If ITV for example competed with the BBC for the provision of educational programming, any such programmes on ITV channels could be advert free. Similarly if the BBC were more honestly managed according to public service principles, then programming with no public service value at all like the vast bulk of the light entertaiment output could and should be paid for by advertising.

4) It is evidently not correct to suggest that any change of public service regime means the end of the BBC, PSB or ad-free TV. What's lacking from our party policy is any assessment of what PSB actually is and how you make it stronger.
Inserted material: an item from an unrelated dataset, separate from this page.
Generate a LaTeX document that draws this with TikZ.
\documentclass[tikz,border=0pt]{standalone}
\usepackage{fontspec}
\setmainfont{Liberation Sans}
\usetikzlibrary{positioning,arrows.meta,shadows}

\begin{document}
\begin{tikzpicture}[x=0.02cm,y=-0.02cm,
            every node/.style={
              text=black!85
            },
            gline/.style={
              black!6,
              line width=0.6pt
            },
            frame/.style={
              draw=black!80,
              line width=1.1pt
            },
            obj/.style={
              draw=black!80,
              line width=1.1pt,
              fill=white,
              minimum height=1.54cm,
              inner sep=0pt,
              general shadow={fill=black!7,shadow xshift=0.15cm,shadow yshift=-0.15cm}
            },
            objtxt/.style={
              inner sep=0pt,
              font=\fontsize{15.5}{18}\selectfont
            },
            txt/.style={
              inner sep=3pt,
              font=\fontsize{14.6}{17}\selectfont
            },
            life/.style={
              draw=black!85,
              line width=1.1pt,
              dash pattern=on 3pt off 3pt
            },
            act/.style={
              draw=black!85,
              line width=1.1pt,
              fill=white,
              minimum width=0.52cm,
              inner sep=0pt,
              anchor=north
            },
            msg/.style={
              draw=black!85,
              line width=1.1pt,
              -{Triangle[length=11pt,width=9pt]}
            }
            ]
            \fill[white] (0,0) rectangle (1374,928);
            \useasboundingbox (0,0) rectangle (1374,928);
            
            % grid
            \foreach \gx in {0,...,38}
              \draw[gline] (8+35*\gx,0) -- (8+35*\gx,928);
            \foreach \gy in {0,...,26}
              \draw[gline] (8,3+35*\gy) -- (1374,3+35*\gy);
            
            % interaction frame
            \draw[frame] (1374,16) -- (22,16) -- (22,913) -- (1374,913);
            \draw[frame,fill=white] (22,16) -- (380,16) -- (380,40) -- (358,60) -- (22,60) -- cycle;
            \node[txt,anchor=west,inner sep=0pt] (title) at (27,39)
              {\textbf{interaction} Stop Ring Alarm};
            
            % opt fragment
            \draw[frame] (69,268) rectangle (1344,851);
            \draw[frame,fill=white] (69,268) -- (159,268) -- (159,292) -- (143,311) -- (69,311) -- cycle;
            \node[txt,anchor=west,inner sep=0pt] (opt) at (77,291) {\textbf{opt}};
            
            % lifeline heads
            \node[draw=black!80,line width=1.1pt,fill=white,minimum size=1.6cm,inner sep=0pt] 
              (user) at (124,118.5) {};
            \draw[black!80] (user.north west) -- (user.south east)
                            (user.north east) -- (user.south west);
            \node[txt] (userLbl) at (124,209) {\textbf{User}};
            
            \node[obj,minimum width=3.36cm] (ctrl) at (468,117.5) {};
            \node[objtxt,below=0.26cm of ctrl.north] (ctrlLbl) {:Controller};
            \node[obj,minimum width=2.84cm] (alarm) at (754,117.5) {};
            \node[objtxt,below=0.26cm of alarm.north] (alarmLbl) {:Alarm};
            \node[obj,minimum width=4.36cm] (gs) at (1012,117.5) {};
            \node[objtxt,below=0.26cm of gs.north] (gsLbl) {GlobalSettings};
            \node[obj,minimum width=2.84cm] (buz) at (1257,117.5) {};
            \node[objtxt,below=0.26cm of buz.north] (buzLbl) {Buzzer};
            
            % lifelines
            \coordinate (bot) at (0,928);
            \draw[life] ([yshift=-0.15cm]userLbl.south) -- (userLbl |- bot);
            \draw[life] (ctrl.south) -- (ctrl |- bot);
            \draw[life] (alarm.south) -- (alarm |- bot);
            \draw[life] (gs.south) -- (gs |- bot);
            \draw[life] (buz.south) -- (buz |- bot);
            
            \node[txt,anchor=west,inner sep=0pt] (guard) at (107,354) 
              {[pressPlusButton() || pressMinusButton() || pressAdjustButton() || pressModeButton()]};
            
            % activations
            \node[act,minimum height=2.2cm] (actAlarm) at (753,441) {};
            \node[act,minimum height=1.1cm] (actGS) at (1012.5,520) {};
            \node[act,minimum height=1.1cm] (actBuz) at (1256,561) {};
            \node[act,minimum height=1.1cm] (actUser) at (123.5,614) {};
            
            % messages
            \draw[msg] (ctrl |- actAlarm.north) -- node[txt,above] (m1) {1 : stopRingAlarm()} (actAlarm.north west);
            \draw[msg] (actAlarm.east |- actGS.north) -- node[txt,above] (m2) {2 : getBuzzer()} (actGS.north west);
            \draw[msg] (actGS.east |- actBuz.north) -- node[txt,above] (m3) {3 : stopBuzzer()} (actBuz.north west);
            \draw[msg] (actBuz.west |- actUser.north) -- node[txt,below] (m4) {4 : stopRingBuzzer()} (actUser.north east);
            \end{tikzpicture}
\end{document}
Instead we're swallowing the notion that the PSB and BBC are one in the same, which I'm afraid is exactly what leads to the footballers salaires at the expense of the public purse you don't like much.

In short it's perfectly possible to have a robust, public service broadcasting regime that encourages diversity of provision, quality, technological progress and other goods.

If though you start that debate by saying all these things are valuable, but can only be provided by the BBC as a single institution and only funded by the licence fee I really do worry. That's an accurate reflection of the current state of our media policy but not compatible with the party's general principles on public service provision or tax.

Unprincipled incoherence is not a friend to our party in my view.

Nich Starling said...

If you are suggsting I am unprincipled and incoherent, then I have to disagree with you.

You make some god points, but I maintain my view that should we get rid of th elicense fee and force the BBC to take ads, then funding will fall, for the BBC, but also for ITV meaning a decline in the standard of TV. has haveing 200+ Sky Channels made TV any better ?

All it means it that we are more American TV (it's been very good for the US) and the only decent TV you can get outside of the main channels are repeats of BBC programms on UKTV.